The study also found anxiety symptoms are common in treated depressed women, with symptoms worsening over time in some women. 

This is the first study to measure the different trajectories of depression and anxiety in pregnant and postpartum women. Through pregnancy, 18% of the women had minimal, 50% had mild and 32% clinically relevant depressive symptoms. 

“This is the first longitudinal data to show that many pregnant women report depression and anxiety symptoms during pregnancy and postpartum, despite their choice to continue treatment with antidepressants,” said senior author Dr. Katherine Wisner, director of the Asher Center for the Study and Treatment of Depressive Disorders and professor of psychiatry and of obstetrics and gynecology at Northwestern University Feinberg School of Medicine.

“It lets us know these women need to be continually monitored during pregnancy and postpartum, so their clinicians can tailor their treatment to alleviate their symptoms.”

“Psychological and psychosocial factors change rapidly across childbearing,” said co-author Dr. Catherine Stika, a clinical professor of obstetrics and gynecology at Northwestern and a Northwestern Medicine gynecologist. “Repeated screenings will allow your clinician to adapt the type and/or intensity of intervention until your symptoms improve.”

This shows a pregnant woman's belly
The study also found anxiety symptoms are common in treated depressed women, with symptoms worsening over time in some women. Image is in the public domain

Depression also impacts a woman’s infant. “This is key as children exposed to a depressed mother have an increased risk of childhood developmental disorders,” Wisner said.

The study will be published March 4 in Psychiatric Research and Clinical Practice.

The new research also showed that pregnant women taking selective serotonin reuptake inhibitors to treat their depression showed sub-optimal health, including elevated body mass index, infertility, migraines, thyroid disorders and asthma. A history of eating disorders predicted elevated depression trajectory scores. 

Perinatal depression and anxiety are widespread, affecting 20% of women during pregnancy and after birth. An estimated 500,000 pregnancies in the U.S. annually will result in women who have or will have psychiatric illness during pregnancy. 

About this pregnancy and depression research news

Author: Marla Paul
Source: Northwestern University
Contact: Marla Paul – Northwestern University
Image: The image is in the public domain

Original Research: Open access.
Trajectories of Depressive and Anxiety Symptoms Across Pregnancy and Postpartum in Selective Serotonin Reuptake Inhibitor‐Treated Women” by Gabrielle A. Mesches et al. Psychiatric Research and Clinical Practice


Trajectories of Depressive and Anxiety Symptoms Across Pregnancy and Postpartum in Selective Serotonin Reuptake Inhibitor‐Treated Women


Tracking perinatal mood and anxiety disorders is championed by the American Psychiatric Association and the International Marcé Society for Perinatal Mental Health. We conducted this study to examine trajectories of monthly depressive and anxiety symptoms through pregnancy and postpartum.

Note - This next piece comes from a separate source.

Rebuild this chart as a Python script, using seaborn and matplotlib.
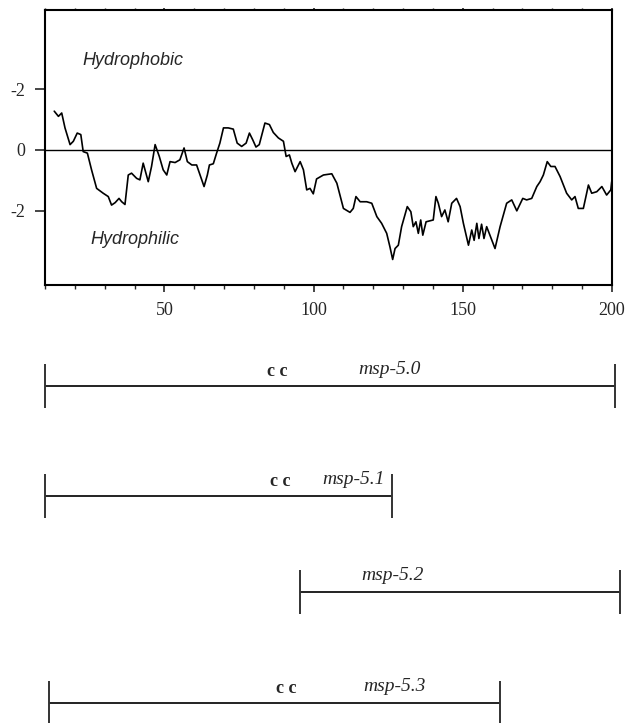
import numpy as np
import pandas as pd
import matplotlib
matplotlib.use('Agg')
import matplotlib.pyplot as plt
from matplotlib.ticker import MultipleLocator
import seaborn as sns

sns.set_style('ticks')
plt.rcParams['font.family'] = ['Liberation Serif', 'DejaVu Serif']

# hydropathy profile (residue, score)
residue = [13.1, 14.5, 15.6, 16.7, 18.4, 19.5, 20.8, 22.0, 22.8, 24.2, 25.6, 27.3,
           29.5, 31.2, 32.3, 33.5, 34.8, 35.7, 36.8, 37.9, 39.0, 40.7, 41.8, 42.9,
           43.8, 44.6, 45.7, 46.9, 48.3, 49.6, 50.8, 51.9, 53.6, 55.2, 56.6, 57.7,
           59.2, 60.8, 62.5, 63.3, 64.4, 65.1, 66.4, 67.5, 68.6, 69.8, 71.4, 73.1,
           74.4, 75.9, 77.4, 78.5, 79.6, 80.7, 81.8, 83.7, 85.2, 86.5, 88.2, 89.9,
           90.8, 91.9, 92.7, 93.8, 95.5, 96.6, 97.7, 98.8, 99.9, 101.0, 103.3, 106.1,
           107.8, 110.0, 112.2, 113.3, 114.2, 115.6, 117.8, 119.5, 121.2, 122.8, 124.5,
           125.6, 126.5, 127.3, 128.4, 129.5, 131.4, 132.6, 133.4, 134.3, 135.1, 135.9,
           136.6, 137.7, 140.1, 141.0, 141.8, 142.9, 144.0, 145.1, 146.3, 147.9, 149.1,
           150.2, 151.9, 153.0, 153.8, 154.7, 155.4, 156.3, 157.1, 158.0, 160.8, 162.5,
           164.7, 166.4, 168.1, 170.1, 171.4, 173.1, 174.8, 175.9, 177.0, 178.3, 179.5,
           180.9, 182.6, 184.8, 186.5, 187.6, 188.7, 190.4, 192.1, 193.2, 194.9, 196.6,
           198.2, 199.6, 199.9]
score = [1.27, 1.10, 1.21, 0.72, 0.17, 0.28, 0.55, 0.50, -0.06, -0.11, -0.66, -1.27,
         -1.43, -1.54, -1.82, -1.74, -1.60, -1.71, -1.80, -0.83, -0.77, -0.94, -0.99, -0.44,
         -0.77, -1.05, -0.55, 0.17, -0.22, -0.66, -0.83, -0.39, -0.42, -0.33, 0.06, -0.39,
         -0.50, -0.50, -0.99, -1.21, -0.83, -0.50, -0.46, -0.11, 0.22, 0.72, 0.72, 0.68,
         0.22, 0.11, 0.22, 0.55, 0.33, 0.09, 0.17, 0.88, 0.83, 0.57, 0.39, 0.28,
         -0.22, -0.17, -0.44, -0.72, -0.39, -0.66, -1.32, -1.27, -1.45, -0.96, -0.83, -0.79,
         -1.10, -1.93, -2.06, -1.93, -1.54, -1.71, -1.71, -1.76, -2.20, -2.42, -2.75,
         -3.20, -3.61, -3.25, -3.14, -2.53, -1.87, -2.04, -2.53, -2.37, -2.75, -2.31,
         -2.81, -2.37, -2.31, -1.54, -1.76, -2.20, -1.98, -2.37, -1.76, -1.60, -1.87,
         -2.42, -3.14, -2.64, -2.98, -2.42, -2.92, -2.45, -2.92, -2.53, -3.25, -2.53,
         -1.76, -1.65, -2.01, -1.60, -1.65, -1.60, -1.21, -1.05, -0.83, -0.39, -0.55,
         -0.55, -0.88, -1.43, -1.65, -1.54, -1.93, -1.93, -1.16, -1.43, -1.38, -1.21,
         -1.49, -1.32, -1.05]

ytick_vals = [2, 0, -2]
ytick_text = ['-2', '0', '-2']
xtick_vals = [50, 100, 150, 200]

# cDNA clones below the profile
clones = ['msp-5.0', 'msp-5.1', 'msp-5.2', 'msp-5.3']
clone_start = [10, 10, 95.5, 11.5]
clone_end = [201, 126.3, 202.7, 162.5]
cc_pos = [84.4, 85.4, None, 87.4]
label_pos = [114.9, 102.8, 115.9, 116.6]

df = pd.DataFrame({'residue': residue, 'score': score})

W, H = 629, 723
fig = plt.figure(figsize=(W / 100, H / 100), dpi=100)
ax = fig.add_axes([45 / W, 1 - 285 / H, (612 - 45) / W, (285 - 10) / H])

sns.lineplot(data=df, x='residue', y='score', ax=ax, color='black', lw=1.2,
             sort=False, estimator=None)
ax.axhline(0, color='black', lw=1.0)

ax.set_xlim(10, 200)
ax.set_ylim(-4.45, 4.6)
ax.set_xlabel('')
ax.set_ylabel('')
ax.set_xticks(xtick_vals)
ax.xaxis.set_minor_locator(MultipleLocator(10))
ax.set_yticks(ytick_vals)
ax.set_yticklabels(ytick_text)
ax.tick_params(axis='x', which='major', length=5, width=1.2, pad=7,
               labelsize=13, direction='out')
ax.tick_params(axis='x', which='minor', length=3, width=1.0, direction='out')
ax.tick_params(axis='x', which='both', top=True)
ax.tick_params(axis='x', which='both', labeltop=False)
ax.tick_params(axis='y', length=7, width=1.2, pad=7, labelsize=13, direction='out')
for t in ax.xaxis.get_major_ticks() + ax.xaxis.get_minor_ticks():
    t.tick2line.set_markersize(1.5)
for sp in ax.spines.values():
    sp.set_visible(True)
    sp.set_linewidth(1.5)
    sp.set_color('black')

ax.text(22.4, 2.94, 'Hydrophobic', family='Liberation Sans', style='italic',
        fontsize=13, va='center', ha='left')
ax.text(25.1, -2.94, 'Hydrophilic', family='Liberation Sans', style='italic',
        fontsize=13, va='center', ha='left')

# clone map panel
ax2 = fig.add_axes([45 / W, 0, (612 - 45) / W, 393 / H])
ax2.set_xlim(10, 200)
ax2.set_ylim(393, 0)
ax2.axis('off')
row_y = [56, 166, 262, 373]
half = 22
for i, name in enumerate(clones):
    y = row_y[i]
    ax2.hlines(y, clone_start[i], clone_end[i], color='#222222', lw=1.4, clip_on=False)
    ax2.vlines([clone_start[i], clone_end[i]], y - half, y + half, color='#333333',
               lw=1.4, clip_on=False)
    if cc_pos[i] is not None:
        ax2.text(cc_pos[i], y - 10, 'c c', fontsize=13, weight='bold', ha='left',
                 va='baseline')
    ax2.text(label_pos[i], y - 12, name, fontsize=14, style='italic', ha='left',
             va='baseline')

fig.savefig('out.png', dpi=100)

This is a prospective longitudinal observational cohort study of pregnant women interviewed at baseline (≤18th gestational week), every four weeks through delivery and at 6 and 14 weeks postpartum at three urban academic medical centers (N = 85) and a single rural health center (N = 3) from 2016 to 2020. Pregnant women had at least one prior episode of major depressive disorder, were not in a current episode, and were treated with sertraline, fluoxetine, citalopram, or escitalopram. Of 192 women screened, 88 (46%) women enrolled, and 77 (88%) women completed the postpartum follow‐up.

Symptom trajectories were generated with scores from the Edinburgh Postnatal Depression Scale, the Quick Inventory of Depressive Symptoms, the Generalized Anxiety Disorder Scale, 7‐item, and the Patient‐Reported Outcomes Measurement Information System Global Health measure. A semi‐parametric, group‐based mixture model (trajectory analysis) was applied.

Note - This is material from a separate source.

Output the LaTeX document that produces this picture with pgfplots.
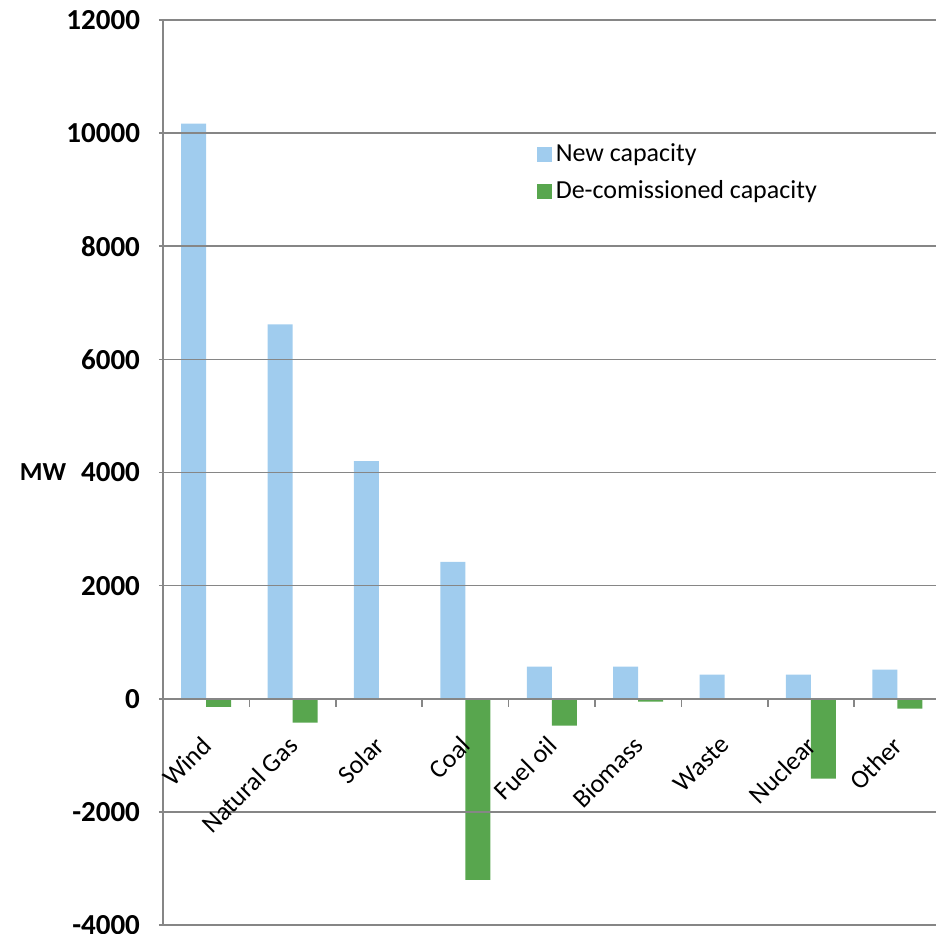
\documentclass[border=0pt]{standalone}
\usepackage{pgfplots}
\pgfplotsset{compat=1.18}
\usepackage{fontspec}
\setmainfont{Carlito}
\definecolor{newcap}{RGB}{160,204,238}
\definecolor{decom}{RGB}{88,166,78}
\definecolor{gridc}{RGB}{134,134,134}
\begin{document}
\begin{tikzpicture}
\begin{axis}[
  at={(0,0)}, anchor=south west,
  scale only axis,
  width=386.5pt, height=452.5pt,
  ymin=-4000, ymax=12000,
  ytick={-4000,-2000,...,12000},
  scaled y ticks=false,
  xmin=-0.5, xmax=8.447,
  xtick={0,...,8},
  xticklabels={Wind,Natural Gas,Solar,Coal,Fuel oil,Biomass,Waste,Nuclear,Other},
  minor xtick={0.5,1.5,...,7.5},
  major x tick style={draw=none},
  minor tick length=4pt,
  major tick length=4pt,
  tick align=outside,
  axis x line=middle,
  axis y line=left,
  axis line style={-, draw=gridc, line width=0.8pt},
  tick style={draw=gridc, line width=0.8pt},
  ymajorgrids,
  grid style={draw=gridc, line width=0.8pt},
  /pgf/number format/assume math mode=true,
  /pgf/number format/set thousands separator={},
  yticklabel style={font=\bfseries\fontsize{14.5}{17}\selectfont, xshift=-6pt},
  xticklabel style={font=\fontsize{13}{15}\selectfont, xshift=-3pt, yshift=-13.8pt, rotate=45, anchor=north east, inner sep=0pt},
  ylabel={MW},
  every axis y label/.style={at={(rel axis cs:0,0.5)}, anchor=center, xshift=-60pt, font=\bfseries\fontsize{13}{15}\selectfont},
  ybar=0pt,
  bar width=12.5pt,
  legend style={at={(rel axis cs:0.483,0.868)}, anchor=north west, draw=none, fill=none,
    font=\fontsize{13}{15}\selectfont, row sep=4pt, inner sep=0pt},
  legend cell align=left,
  clip=false,
  axis on top,
]
\addplot[fill=newcap, draw=none, legend image code/.code={\fill[newcap] (0pt,-3.7pt) rectangle (7.5pt,3.7pt);}]
  coordinates {(0,10170) (1,6620) (2,4200) (3,2420) (4,570) (5,570) (6,425) (7,425) (8,515)};
\addlegendentry{New capacity}
\addplot[fill=decom, draw=none, legend image code/.code={\fill[decom] (0pt,-3.7pt) rectangle (7.5pt,3.7pt);}]
  coordinates {(0,-145) (1,-420) (2,0) (3,-3200) (4,-475) (5,-50) (6,0) (7,-1410) (8,-175)};
\addlegendentry{De-comissioned capacity}
\end{axis}
\pgfresetboundingbox
\path[use as bounding box] (-81.5pt,-4pt) rectangle (386.5pt,462.5pt);
\end{tikzpicture}
\end{document}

Three relatively stable depression trajectories emerged, described as Minimal, Mild, and Subthreshold, in each group across pregnancy. Two of the four anxiety trajectories were stable, including Asymptomatic and Minimal, while the third, termed Breakthrough, was ascending with increasing symptoms and the fourth trajectory, described as Mild, had descending symptoms.


Screening for anxiety with depression for pregnant women will yield a comprehensive view of psychiatric symptoms and treatment targets in perinatal women.